## Given task
What number of lines in the material contain the word "with"? Give that number alone.

## Records
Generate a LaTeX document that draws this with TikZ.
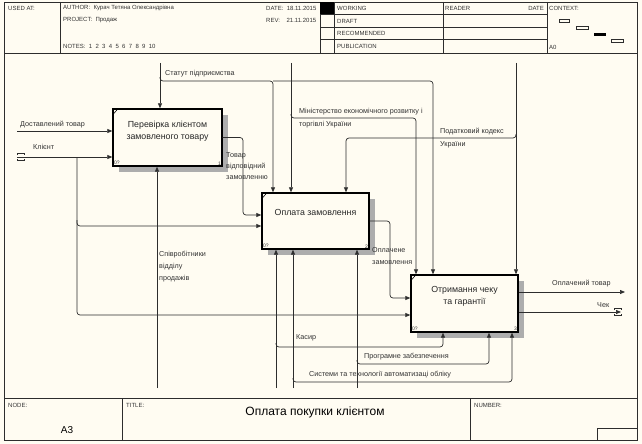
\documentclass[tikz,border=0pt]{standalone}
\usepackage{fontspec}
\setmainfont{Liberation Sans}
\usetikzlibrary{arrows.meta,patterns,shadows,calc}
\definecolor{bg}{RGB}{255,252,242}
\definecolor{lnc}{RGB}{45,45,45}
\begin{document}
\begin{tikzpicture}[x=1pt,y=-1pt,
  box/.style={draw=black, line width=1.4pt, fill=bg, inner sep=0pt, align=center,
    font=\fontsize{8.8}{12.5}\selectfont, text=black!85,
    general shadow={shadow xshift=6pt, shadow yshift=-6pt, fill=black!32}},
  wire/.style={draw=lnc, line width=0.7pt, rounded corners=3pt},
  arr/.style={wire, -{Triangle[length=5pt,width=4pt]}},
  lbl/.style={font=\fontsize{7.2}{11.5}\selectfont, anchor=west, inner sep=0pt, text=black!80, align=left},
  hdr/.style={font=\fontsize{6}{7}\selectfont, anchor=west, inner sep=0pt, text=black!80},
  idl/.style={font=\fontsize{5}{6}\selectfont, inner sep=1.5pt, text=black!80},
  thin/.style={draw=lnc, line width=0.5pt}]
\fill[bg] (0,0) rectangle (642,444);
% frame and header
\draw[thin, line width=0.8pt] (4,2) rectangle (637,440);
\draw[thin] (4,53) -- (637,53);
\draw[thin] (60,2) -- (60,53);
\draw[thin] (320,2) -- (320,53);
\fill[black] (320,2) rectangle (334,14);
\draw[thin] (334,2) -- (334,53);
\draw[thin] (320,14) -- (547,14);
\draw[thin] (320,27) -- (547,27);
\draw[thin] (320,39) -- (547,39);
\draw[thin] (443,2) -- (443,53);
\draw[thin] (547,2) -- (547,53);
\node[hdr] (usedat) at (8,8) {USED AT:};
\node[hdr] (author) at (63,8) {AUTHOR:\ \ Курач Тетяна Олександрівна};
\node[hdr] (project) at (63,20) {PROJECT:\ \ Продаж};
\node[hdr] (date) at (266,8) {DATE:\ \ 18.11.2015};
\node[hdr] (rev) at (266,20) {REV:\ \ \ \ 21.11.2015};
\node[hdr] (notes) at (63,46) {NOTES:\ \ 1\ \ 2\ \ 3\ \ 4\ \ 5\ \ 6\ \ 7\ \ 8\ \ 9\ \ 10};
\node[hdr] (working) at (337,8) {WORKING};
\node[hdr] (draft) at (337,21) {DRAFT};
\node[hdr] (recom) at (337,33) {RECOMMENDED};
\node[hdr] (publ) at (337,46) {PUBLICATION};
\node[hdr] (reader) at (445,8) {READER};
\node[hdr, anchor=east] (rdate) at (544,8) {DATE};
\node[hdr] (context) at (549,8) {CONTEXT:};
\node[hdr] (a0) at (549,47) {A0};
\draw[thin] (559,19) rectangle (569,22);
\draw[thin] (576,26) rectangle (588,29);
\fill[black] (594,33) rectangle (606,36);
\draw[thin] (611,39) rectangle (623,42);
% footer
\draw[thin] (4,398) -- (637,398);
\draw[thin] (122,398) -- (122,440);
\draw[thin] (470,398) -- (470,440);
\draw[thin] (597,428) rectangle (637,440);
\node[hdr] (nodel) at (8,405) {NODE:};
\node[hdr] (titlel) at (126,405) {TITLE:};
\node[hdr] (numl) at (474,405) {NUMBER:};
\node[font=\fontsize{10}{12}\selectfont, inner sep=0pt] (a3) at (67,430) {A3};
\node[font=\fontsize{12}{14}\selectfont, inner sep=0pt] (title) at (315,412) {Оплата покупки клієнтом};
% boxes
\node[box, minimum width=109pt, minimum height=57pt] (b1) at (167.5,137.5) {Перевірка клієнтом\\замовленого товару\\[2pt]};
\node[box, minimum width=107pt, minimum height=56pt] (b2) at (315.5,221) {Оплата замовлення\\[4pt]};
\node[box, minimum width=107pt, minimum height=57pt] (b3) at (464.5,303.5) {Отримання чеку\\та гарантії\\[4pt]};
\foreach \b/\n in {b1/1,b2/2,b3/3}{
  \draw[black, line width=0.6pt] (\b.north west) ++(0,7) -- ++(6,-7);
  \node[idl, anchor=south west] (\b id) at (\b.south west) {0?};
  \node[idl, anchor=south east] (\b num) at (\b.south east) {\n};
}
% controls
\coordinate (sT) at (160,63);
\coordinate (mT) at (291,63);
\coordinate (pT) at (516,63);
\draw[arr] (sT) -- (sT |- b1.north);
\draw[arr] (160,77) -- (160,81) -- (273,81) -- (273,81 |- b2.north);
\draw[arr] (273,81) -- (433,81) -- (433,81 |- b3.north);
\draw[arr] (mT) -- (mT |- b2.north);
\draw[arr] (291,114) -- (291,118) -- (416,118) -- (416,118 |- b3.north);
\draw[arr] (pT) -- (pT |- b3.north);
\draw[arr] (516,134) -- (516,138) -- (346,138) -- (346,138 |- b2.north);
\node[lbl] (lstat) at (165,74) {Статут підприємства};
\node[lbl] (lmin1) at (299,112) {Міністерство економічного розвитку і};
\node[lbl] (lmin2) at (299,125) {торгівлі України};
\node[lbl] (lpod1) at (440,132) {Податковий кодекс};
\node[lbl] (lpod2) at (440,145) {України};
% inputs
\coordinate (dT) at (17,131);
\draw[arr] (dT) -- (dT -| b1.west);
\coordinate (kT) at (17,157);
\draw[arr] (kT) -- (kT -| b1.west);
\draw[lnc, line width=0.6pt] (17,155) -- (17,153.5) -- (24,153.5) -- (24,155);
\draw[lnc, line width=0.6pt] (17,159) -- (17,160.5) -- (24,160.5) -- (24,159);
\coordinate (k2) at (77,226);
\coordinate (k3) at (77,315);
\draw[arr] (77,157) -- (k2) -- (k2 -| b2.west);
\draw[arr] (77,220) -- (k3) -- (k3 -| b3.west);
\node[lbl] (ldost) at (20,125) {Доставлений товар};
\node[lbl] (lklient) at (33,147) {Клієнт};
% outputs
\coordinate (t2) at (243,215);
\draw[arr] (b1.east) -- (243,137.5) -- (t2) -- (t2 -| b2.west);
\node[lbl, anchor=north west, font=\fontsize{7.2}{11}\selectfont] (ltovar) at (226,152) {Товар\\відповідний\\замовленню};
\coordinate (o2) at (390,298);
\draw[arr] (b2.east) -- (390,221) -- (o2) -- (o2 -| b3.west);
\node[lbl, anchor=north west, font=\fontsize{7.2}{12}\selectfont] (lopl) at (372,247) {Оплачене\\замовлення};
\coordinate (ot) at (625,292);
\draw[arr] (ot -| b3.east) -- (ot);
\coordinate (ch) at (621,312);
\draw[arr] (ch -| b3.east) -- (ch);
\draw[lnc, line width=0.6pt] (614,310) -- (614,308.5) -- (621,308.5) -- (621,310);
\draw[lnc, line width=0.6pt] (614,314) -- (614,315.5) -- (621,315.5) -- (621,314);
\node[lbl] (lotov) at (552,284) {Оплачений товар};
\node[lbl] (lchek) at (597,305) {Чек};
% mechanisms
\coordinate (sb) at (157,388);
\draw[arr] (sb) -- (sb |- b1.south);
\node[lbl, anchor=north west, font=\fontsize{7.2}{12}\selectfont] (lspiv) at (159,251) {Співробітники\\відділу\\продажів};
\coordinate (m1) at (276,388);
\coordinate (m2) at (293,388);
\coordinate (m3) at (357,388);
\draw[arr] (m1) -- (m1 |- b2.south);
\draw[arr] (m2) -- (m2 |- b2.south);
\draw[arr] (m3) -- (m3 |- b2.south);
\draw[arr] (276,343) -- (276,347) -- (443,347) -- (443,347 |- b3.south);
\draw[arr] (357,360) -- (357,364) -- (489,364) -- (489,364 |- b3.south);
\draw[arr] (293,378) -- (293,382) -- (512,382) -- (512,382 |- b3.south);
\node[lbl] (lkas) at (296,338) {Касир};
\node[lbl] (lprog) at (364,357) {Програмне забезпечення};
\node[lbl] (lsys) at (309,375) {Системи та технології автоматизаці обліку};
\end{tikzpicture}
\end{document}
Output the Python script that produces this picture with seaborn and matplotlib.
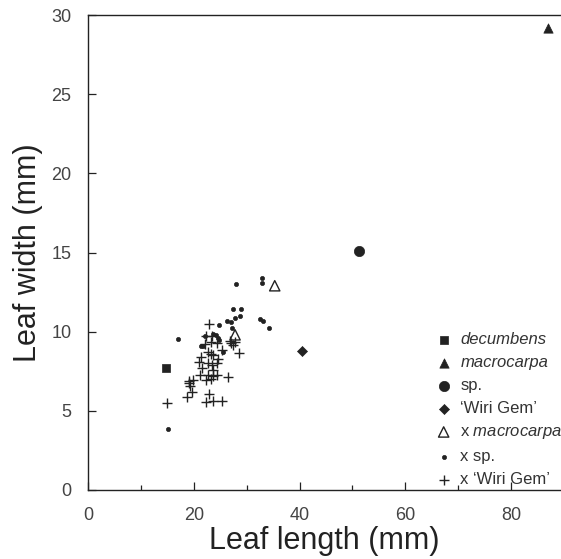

## Result for this exercise
2